Bio

BACKGROUND

Chris Hopkinson is the Campus Alberta Innovates Program (CAIP) Research Chair in Terrestrial Ecosystems Remote Sensing. He was appointed to this position in 2013 after spending a year as a visiting environmental scientist with the Commonwealth Scientific and Industrial Research Organisation (CSIRO) in Canberra, Australia. Prior to this he led the airborne lidar research and outreach activities of the Canadian Consortium for Lidar Environmental Applications Research (C-CLEAR) while employed as a research scientist and lecturer at the Applied Geomatics Research Group in Nova Scotia. 

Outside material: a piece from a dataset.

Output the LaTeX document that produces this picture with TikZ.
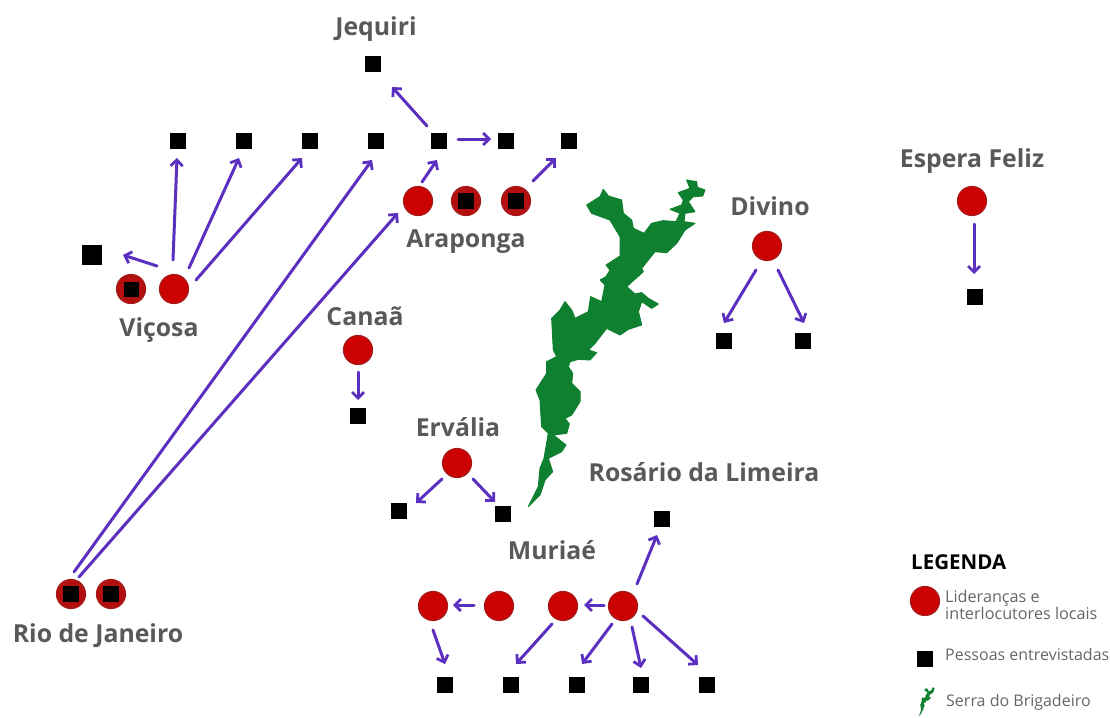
\documentclass[tikz,border=0pt]{standalone}
\usepackage{fontspec}
\setmainfont{Open Sans}
\usetikzlibrary{arrows.meta,calc}
\definecolor{lead}{HTML}{CC0202}
\definecolor{leadring}{HTML}{A81A1A}
\definecolor{leaddark}{HTML}{B30F0F}
\definecolor{violet}{HTML}{5B2FBF}
\definecolor{serra}{HTML}{0E8030}
\definecolor{label}{HTML}{58595B}
\definecolor{legtext}{HTML}{666666}
\tikzset{
  leader/.style={circle,fill=lead,draw=leadring,line width=1.2pt,minimum size=29pt,inner sep=0pt,outer sep=0pt},
  leaderb/.style={leader,fill=leaddark},
  person/.style={rectangle,fill=black,minimum size=16pt,inner sep=0pt,outer sep=0pt},
  place/.style={text=label,font=\bfseries\fontsize{24.8}{28}\selectfont,inner sep=0pt},
  legendtxt/.style={text=legtext,font=\fontsize{16}{17}\selectfont,inner sep=0pt,anchor=west,align=left},
  link/.style={draw=violet,line width=3pt,line cap=round,-{Straight Barb[length=6pt,width=12pt,line width=2.8pt]}}
}
\newcommand{\conn}[6]{\draw[link] ($(#1)+(#2,#3)$) -- ($(#4)+(#5,#6)$);}
\def\serrapath{(200,105) -- (240,80) -- (250,58) -- (265,78) -- (305,90) -- (310,130) -- (335,150) -- (340,175) -- (372,190) -- (395,160) -- (430,152) -- (468,155) -- (480,130) -- (450,118) -- (485,105) -- (490,90) -- (475,68) -- (510,55) -- (500,30) -- (530,35) -- (532,52) -- (555,60) -- (548,78) -- (520,80) -- (505,95) -- (525,125) -- (495,130) -- (492,155) -- (525,160) -- (495,180) -- (470,220) -- (440,248) -- (405,245) -- (365,295) -- (370,305) -- (320,350) -- (345,372) -- (365,368) -- (385,385) -- (415,402) -- (395,415) -- (365,395) -- (355,425) -- (365,465) -- (325,478) -- (300,495) -- (260,475) -- (225,520) -- (205,540) -- (230,548) -- (210,570) -- (175,568) -- (150,575) -- (145,590) -- (158,610) -- (155,640) -- (180,665) -- (180,695) -- (155,735) -- (135,745) -- (148,762) -- (140,790) -- (100,795) -- (138,825) -- (125,845) -- (85,865) -- (98,905) -- (75,930) -- (60,975) -- (25,1010) -- (55,950) -- (60,895) -- (72,865) -- (85,790) -- (65,770) -- (60,690) -- (48,660) -- (80,610) -- (80,575) -- (110,560) -- (100,540) -- (95,445) -- (120,420) -- (135,395) -- (155,420) -- (165,445) -- (205,425) -- (212,380) -- (245,395) -- (255,345) -- (240,330) -- (258,320) -- (270,300) -- (258,285) -- (300,258) -- (300,200) -- (270,150) -- (215,130) -- cycle}
\begin{document}
\begin{tikzpicture}[x=1pt,y=-1pt]
\useasboundingbox (0,0) rectangle (1110,717);
% Serra do Brigadeiro
\begin{scope}[shift={(520,170)},scale=1/3]
  \fill[serra,draw=serra,line width=1pt,line join=round] \serrapath;
\end{scope}
% Leaders
\node[leader] (V2) at (174,289) {};
\node[leaderb] (V1) at (131,289) {};
\node[person,minimum size=15pt] (V1p) at (131,289) {};
\node[leader] (A1) at (418,201) {};
\node[leaderb] (A2) at (466,201) {};
\node[person] (A2p) at (466,201) {};
\node[leaderb] (A3) at (516,201) {};
\node[person] (A3p) at (516,201) {};
\node[leader] (D) at (767,246) {};
\node[leader] (E) at (972,201) {};
\node[leader] (C) at (358,350) {};
\node[leader] (Er) at (457,463) {};
\node[leader] (M1) at (433,606) {};
\node[leader] (M2) at (499,606) {};
\node[leader] (M3) at (563,606) {};
\node[leader] (M4) at (623,606) {};
\node[leaderb] (R1) at (71,594) {};
\node[person] (R1p) at (71,594) {};
\node[leaderb] (R2) at (111,594) {};
\node[person] (R2p) at (111,594) {};
% People
\node[person] (J) at (373,64) {};
\node[person] (S1) at (178,141) {};
\node[person] (S2) at (244,141) {};
\node[person] (S3) at (310,141) {};
\node[person] (S4) at (376,141) {};
\node[person] (S5) at (439,141) {};
\node[person] (S6) at (506,141) {};
\node[person] (S7) at (569,141) {};
\node[person,minimum size=20pt] (B) at (92,255) {};
\node[person] (D1) at (724,341) {};
\node[person] (D2) at (803,341) {};
\node[person] (Ep) at (975,297) {};
\node[person] (Cp) at (358,416) {};
\node[person] (Er1) at (399,511) {};
\node[person] (Er2) at (503,514) {};
\node[person] (MT) at (662,519) {};
\node[person] (B1) at (445,685) {};
\node[person] (B2) at (511,685) {};
\node[person] (B3) at (577,685) {};
\node[person] (B4) at (641,685) {};
\node[person] (B5) at (707,685) {};
% Links
\conn{V2}{-1}{-29}{S1}{-1}{17}
\conn{V2}{15}{-21}{S2}{-5}{17}
\conn{V2}{22}{-9}{S3}{-8}{17}
\conn{V2}{-17}{-23}{B}{31}{0}
\conn{R1}{3}{-22}{S4}{-4}{19}
\conn{R1}{8}{-17}{A1}{-20}{12}
\conn{A1}{4}{-19}{S5}{-2}{19}
\conn{A3}{17}{-20}{S7}{-13}{17}
\conn{S5}{19}{-2}{S6}{-15}{-2}
\conn{S5}{-12}{-15}{J}{19}{23}
\conn{D}{-11}{24}{D1}{0}{-18}
\conn{D}{11}{24}{D2}{1}{-18}
\conn{E}{2}{23}{Ep}{-1}{-23}
\conn{C}{0}{22}{Cp}{0}{-16}
\conn{Er}{-15}{16}{Er1}{17}{-8}
\conn{Er}{16}{16}{Er2}{-8}{-12}
\conn{M4}{14}{-22}{MT}{-5}{16}
\conn{M4}{-19}{-1}{M3}{21}{-1}
\conn{M2}{-25}{-1}{M1}{20}{-1}
\conn{M1}{0}{24}{B1}{0}{-21}
\conn{M3}{-11}{18}{B2}{5}{-21}
\conn{M4}{-11}{18}{B3}{5}{-21}
\conn{M4}{9}{21}{B4}{0}{-17}
\conn{M4}{20}{10}{B5}{-9}{-20}
% Place labels
\node[place] (tJ) at (376,29) {Jequiri};
\node[place] (tE) at (972,161) {Espera Feliz};
\node[place] (tD) at (770,206) {Divino};
\node[place] (tA) at (466,242) {Araponga};
\node[place] (tV) at (159,330) {Viçosa};
\node[place] (tC) at (365,316) {Canaã};
\node[place] (tEr) at (458,427) {Ervália};
\node[place] (tRL) at (704,472) {Rosário da Limeira};
\node[place] (tM) at (552,550) {Muriaé};
\node[place] (tR) at (98,636) {Rio de Janeiro};
% Legend
\node[inner sep=0pt,anchor=west,font=\bfseries\fontsize{20.5}{22}\selectfont,text=black] (lg) at (911,562) {LEGENDA};
\node[leader] (Lc) at (925,601) {};
\node[legendtxt,font=\fontsize{16.2}{17}\selectfont] (Lct) at (945,605) {Lideranças e\\interlocutores locais};
\node[person] (Ls) at (925,659) {};
\node[legendtxt] (Lst) at (945,654) {Pessoas entrevistadas};
\begin{scope}[shift={(919.3,687)},scale=0.027]
  \fill[serra,draw=serra,line width=0.7pt] \serrapath;
\end{scope}
\node[legendtxt] (Lmt) at (946,702) {Serra do Brigadeiro};
\end{tikzpicture}
\end{document}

Check out this recent article: A recent 3D Visualization World interview

RESEARCH INTERESTS

With a background in engineering and geography, Chris' earliest and still active research interests are mountain hydrology and water resources. After spending time in the private sector as a lidar specialist and field manager and then as a postdoctoral fellow in the remote sensing of forest resources, his area of research expanded into testing and developing lidar mapping and imaging technology applications across a range of geosciences themes. From 1999 to the present, he has maintained an active connection to the development and operation of lidar technologies and this has provided unique insights into their suitability, limitations and appropriate use (or misuse) for natural resources and environmental assessment applications. In addition to conducting procedural and algorithm research, Chris has been active in providing guidance on the development of best practices for various government agencies as well as serving on a number of executive committees in Canada and the US.

Recently, his research has focussed more on integration of in situ, high-resolution remote sensing, spatial and temporal data sources to better understand such processes as glacial and periglacial dynamics in alpine environments to novel carbon balance assessment routines in forest environments.

 CURRENT RESEARCH

Integration of thermal and lidar imaging to produce 3D thermal sequences of environmental phenomena. This research has technical elements requiring the development of sensor hardware integration, programming and post processing routines, as well as physical science elements in terms of supporting the extrapolation and modeling of field based ground surface energy balance at a number of study sites.

Due to a large network of collaborators in Canada and around the world, Chris is actively supporting or collaborating on a range of projects utilising airborne, satellite or terrestrial lidar to support algorithm development, forest attribute modeling, carbon balance assessment, radiative transfer, cold regions climate change impacts, landsurface classifications and uncertainty propagation modeling. An area of planned research emphasis in coming years is in the development of efficient and consistent lidar-based data fusion and integrated geosciences application workflows.